*Problem details:*
Take the material below and retype it in full; pictures are left out.

>>>

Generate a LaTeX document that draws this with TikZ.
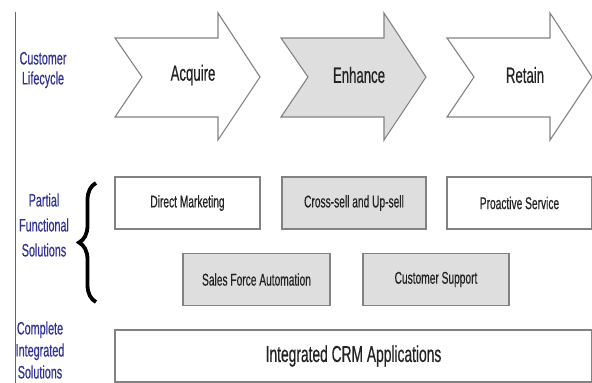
\documentclass[tikz,border=0pt]{standalone}
\usepackage{fontspec}
\setmainfont{Liberation Sans}[FakeStretch=0.6, FakeBold=0.4]
\usetikzlibrary{decorations.pathreplacing}
\definecolor{labelblue}{RGB}{50,50,150}
\definecolor{boxgray}{RGB}{222,222,222}
\definecolor{edgegray}{RGB}{130,130,130}
\definecolor{textgray}{RGB}{35,35,35}

\begin{document}
\begin{tikzpicture}[x=1pt, y=-1pt,
    stage/.style={draw=edgegray, line width=1.1pt, line join=miter},
    solution/.style={draw=edgegray, line width=1.3pt, minimum height=52pt,
      inner sep=0pt, text=textgray, font=\fontsize{17}{19}\selectfont},
    rowlabel/.style={text=labelblue, align=center}]

    \useasboundingbox (0, 0) rectangle (592, 383);

    \draw [line width=1pt, gray!80!black] (15, 12) -- (15, 383);

    \foreach \x/\stagename/\stagefill in
      {115/Acquire/white, 281/Enhance/boxgray, 447/Retain/white} {
      \draw [stage, fill=\stagefill] (\x, 38) -- ++(103, 0) -- ++(0, -25)
        -- ++(42, 64) -- ++(-42, 63) -- ++(0, -23) -- ++(-103, 0)
        -- ++(27, -40) -- cycle;
      \node [text=textgray, font=\fontsize{22}{24}\selectfont]
        (\stagename) at (\x + 78, 75) {\stagename};
    }

    \node [rowlabel, font=\fontsize{18}{20}\selectfont] (lifecycle) at (43, 70)
      {Customer\\Lifecycle};
    \node [rowlabel, font=\fontsize{18}{25}\selectfont] (partial) at (44, 225)
      {Partial\\Functional\\Solutions};
    \node [rowlabel, font=\fontsize{18}{22}\selectfont] (complete) at (40, 350)
      {Complete\\Integrated\\Solutions};

    \draw [decorate, decoration={brace, amplitude=17pt}, line width=3.8pt]
      (96, 302) -- (96, 183);

    \node [solution, minimum width=145pt, fill=white] (direct) at (187.5, 203)
      {Direct Marketing};
    \node [solution, minimum width=144pt, fill=boxgray] (crosssell) at (354, 203)
      {Cross-sell and Up-sell};
    \node [solution, minimum width=145pt, fill=white] (proactive) at (519.5, 203)
      {Proactive Service};
    \node [solution, minimum width=147pt, fill=boxgray] (sfa) at (256.5, 279.5)
      {Sales Force Automation};
    \node [solution, minimum width=146pt, fill=boxgray] (support) at (436, 279.5)
      {Customer Support};
    \node [solution, minimum width=477pt, fill=white,
      font=\fontsize{23}{26}\selectfont] (crm) at (353.5, 356)
      {Integrated CRM Applications};

  \end{tikzpicture}
\end{document}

<<<

*Written solution:*
Generate a LaTeX document that draws this with TikZ.
\documentclass[tikz,border=0pt]{standalone}
\usepackage{fontspec}
\setmainfont{Liberation Sans}[FakeStretch=0.6, FakeBold=0.4]
\usetikzlibrary{decorations.pathreplacing}
\definecolor{labelblue}{RGB}{50,50,150}
\definecolor{boxgray}{RGB}{222,222,222}
\definecolor{edgegray}{RGB}{130,130,130}
\definecolor{textgray}{RGB}{35,35,35}

\begin{document}
\begin{tikzpicture}[x=1pt, y=-1pt,
    stage/.style={draw=edgegray, line width=1.1pt, line join=miter},
    solution/.style={draw=edgegray, line width=1.3pt, minimum height=52pt,
      inner sep=0pt, text=textgray, font=\fontsize{17}{19}\selectfont},
    rowlabel/.style={text=labelblue, align=center}]

    \useasboundingbox (0, 0) rectangle (592, 383);

    \draw [line width=1pt, gray!80!black] (15, 12) -- (15, 383);

    \foreach \x/\stagename/\stagefill in
      {115/Acquire/white, 281/Enhance/boxgray, 447/Retain/white} {
      \draw [stage, fill=\stagefill] (\x, 38) -- ++(103, 0) -- ++(0, -25)
        -- ++(42, 64) -- ++(-42, 63) -- ++(0, -23) -- ++(-103, 0)
        -- ++(27, -40) -- cycle;
      \node [text=textgray, font=\fontsize{22}{24}\selectfont]
        (\stagename) at (\x + 78, 75) {\stagename};
    }

    \node [rowlabel, font=\fontsize{18}{20}\selectfont] (lifecycle) at (43, 70)
      {Customer\\Lifecycle};
    \node [rowlabel, font=\fontsize{18}{25}\selectfont] (partial) at (44, 225)
      {Partial\\Functional\\Solutions};
    \node [rowlabel, font=\fontsize{18}{22}\selectfont] (complete) at (40, 350)
      {Complete\\Integrated\\Solutions};

    \draw [decorate, decoration={brace, amplitude=17pt}, line width=3.8pt]
      (96, 302) -- (96, 183);

    \node [solution, minimum width=145pt, fill=white] (direct) at (187.5, 203)
      {Direct Marketing};
    \node [solution, minimum width=144pt, fill=boxgray] (crosssell) at (354, 203)
      {Cross-sell and Up-sell};
    \node [solution, minimum width=145pt, fill=white] (proactive) at (519.5, 203)
      {Proactive Service};
    \node [solution, minimum width=147pt, fill=boxgray] (sfa) at (256.5, 279.5)
      {Sales Force Automation};
    \node [solution, minimum width=146pt, fill=boxgray] (support) at (436, 279.5)
      {Customer Support};
    \node [solution, minimum width=477pt, fill=white,
      font=\fontsize{23}{26}\selectfont] (crm) at (353.5, 356)
      {Integrated CRM Applications};

  \end{tikzpicture}
\end{document}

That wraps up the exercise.